* Begin *

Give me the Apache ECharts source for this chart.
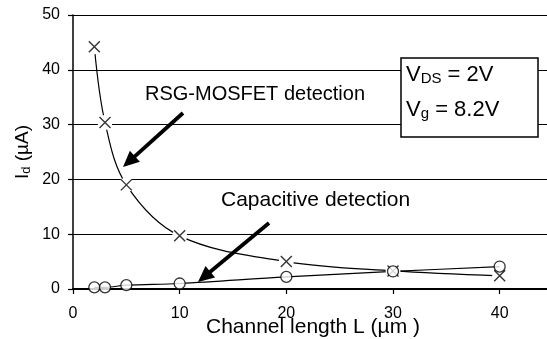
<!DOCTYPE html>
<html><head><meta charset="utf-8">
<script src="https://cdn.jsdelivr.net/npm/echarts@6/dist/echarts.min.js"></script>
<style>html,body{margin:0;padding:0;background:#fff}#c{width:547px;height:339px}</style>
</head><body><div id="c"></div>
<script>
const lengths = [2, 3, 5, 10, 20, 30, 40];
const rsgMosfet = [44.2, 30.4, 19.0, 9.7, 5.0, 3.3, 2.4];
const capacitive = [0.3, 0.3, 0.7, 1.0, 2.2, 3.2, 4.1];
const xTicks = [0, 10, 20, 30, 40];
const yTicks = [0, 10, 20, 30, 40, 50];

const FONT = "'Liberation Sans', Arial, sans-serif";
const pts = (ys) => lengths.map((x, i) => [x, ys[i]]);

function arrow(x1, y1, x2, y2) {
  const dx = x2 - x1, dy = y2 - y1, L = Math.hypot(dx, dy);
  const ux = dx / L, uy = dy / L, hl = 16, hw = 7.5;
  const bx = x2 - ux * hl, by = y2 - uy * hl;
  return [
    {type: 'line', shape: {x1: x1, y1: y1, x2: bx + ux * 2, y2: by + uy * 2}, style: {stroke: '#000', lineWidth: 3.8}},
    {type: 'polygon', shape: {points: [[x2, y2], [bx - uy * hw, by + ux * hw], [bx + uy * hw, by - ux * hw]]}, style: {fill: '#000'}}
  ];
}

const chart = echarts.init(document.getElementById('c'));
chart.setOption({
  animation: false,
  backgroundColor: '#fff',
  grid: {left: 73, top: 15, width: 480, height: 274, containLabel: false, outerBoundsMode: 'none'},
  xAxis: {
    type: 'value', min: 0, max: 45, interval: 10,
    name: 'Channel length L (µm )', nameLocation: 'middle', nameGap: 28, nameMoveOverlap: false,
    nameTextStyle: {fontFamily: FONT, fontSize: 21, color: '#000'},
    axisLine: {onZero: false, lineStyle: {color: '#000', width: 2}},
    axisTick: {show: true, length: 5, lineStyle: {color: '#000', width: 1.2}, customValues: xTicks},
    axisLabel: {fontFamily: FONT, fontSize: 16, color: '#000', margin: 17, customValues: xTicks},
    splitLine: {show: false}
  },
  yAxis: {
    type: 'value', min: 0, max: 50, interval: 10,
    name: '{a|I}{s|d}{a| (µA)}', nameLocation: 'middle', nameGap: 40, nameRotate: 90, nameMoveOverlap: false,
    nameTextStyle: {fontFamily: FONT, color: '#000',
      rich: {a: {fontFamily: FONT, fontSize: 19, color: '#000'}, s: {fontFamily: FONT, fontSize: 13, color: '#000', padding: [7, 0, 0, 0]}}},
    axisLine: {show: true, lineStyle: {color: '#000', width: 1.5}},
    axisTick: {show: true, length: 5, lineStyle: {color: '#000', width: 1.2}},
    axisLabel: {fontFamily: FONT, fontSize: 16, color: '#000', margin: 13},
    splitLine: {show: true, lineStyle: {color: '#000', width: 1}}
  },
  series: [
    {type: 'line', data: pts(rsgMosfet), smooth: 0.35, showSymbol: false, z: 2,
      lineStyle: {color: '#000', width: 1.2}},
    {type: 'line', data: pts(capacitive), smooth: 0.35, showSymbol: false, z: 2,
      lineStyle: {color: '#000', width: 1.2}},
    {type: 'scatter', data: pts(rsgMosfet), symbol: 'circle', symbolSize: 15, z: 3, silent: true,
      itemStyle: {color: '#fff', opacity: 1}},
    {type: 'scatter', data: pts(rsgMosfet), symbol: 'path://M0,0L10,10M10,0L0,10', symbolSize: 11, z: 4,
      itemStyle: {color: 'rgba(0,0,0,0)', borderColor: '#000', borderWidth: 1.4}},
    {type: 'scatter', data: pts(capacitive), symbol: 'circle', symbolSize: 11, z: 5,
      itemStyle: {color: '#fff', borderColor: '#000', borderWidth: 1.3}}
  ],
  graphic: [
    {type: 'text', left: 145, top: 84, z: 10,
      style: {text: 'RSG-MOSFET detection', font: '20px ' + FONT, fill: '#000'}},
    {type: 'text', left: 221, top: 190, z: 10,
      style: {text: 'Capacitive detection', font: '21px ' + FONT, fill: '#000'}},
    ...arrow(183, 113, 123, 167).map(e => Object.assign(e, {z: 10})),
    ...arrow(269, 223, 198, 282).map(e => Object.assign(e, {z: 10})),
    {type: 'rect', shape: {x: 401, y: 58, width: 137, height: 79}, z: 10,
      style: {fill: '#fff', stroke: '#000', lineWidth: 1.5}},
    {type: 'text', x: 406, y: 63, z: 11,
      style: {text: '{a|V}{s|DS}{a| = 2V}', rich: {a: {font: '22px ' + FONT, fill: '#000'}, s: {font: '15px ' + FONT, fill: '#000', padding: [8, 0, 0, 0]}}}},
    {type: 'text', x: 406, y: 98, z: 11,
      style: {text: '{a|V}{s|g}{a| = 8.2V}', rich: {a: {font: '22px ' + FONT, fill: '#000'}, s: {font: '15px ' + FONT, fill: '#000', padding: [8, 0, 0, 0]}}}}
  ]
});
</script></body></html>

* End *

◆ **Set exercise**
Leave out the pictures and restate, word for word, the lines from the top of the data through the line containing "const yTicks = [0, 10, 20, 30, 40, 50];", both included.

◆ **The result**
Give me the Apache ECharts source for this chart.
<!DOCTYPE html>
<html><head><meta charset="utf-8">
<script src="https://cdn.jsdelivr.net/npm/echarts@6/dist/echarts.min.js"></script>
<style>html,body{margin:0;padding:0;background:#fff}#c{width:547px;height:339px}</style>
</head><body><div id="c"></div>
<script>
const lengths = [2, 3, 5, 10, 20, 30, 40];
const rsgMosfet = [44.2, 30.4, 19.0, 9.7, 5.0, 3.3, 2.4];
const capacitive = [0.3, 0.3, 0.7, 1.0, 2.2, 3.2, 4.1];
const xTicks = [0, 10, 20, 30, 40];
const yTicks = [0, 10, 20, 30, 40, 50];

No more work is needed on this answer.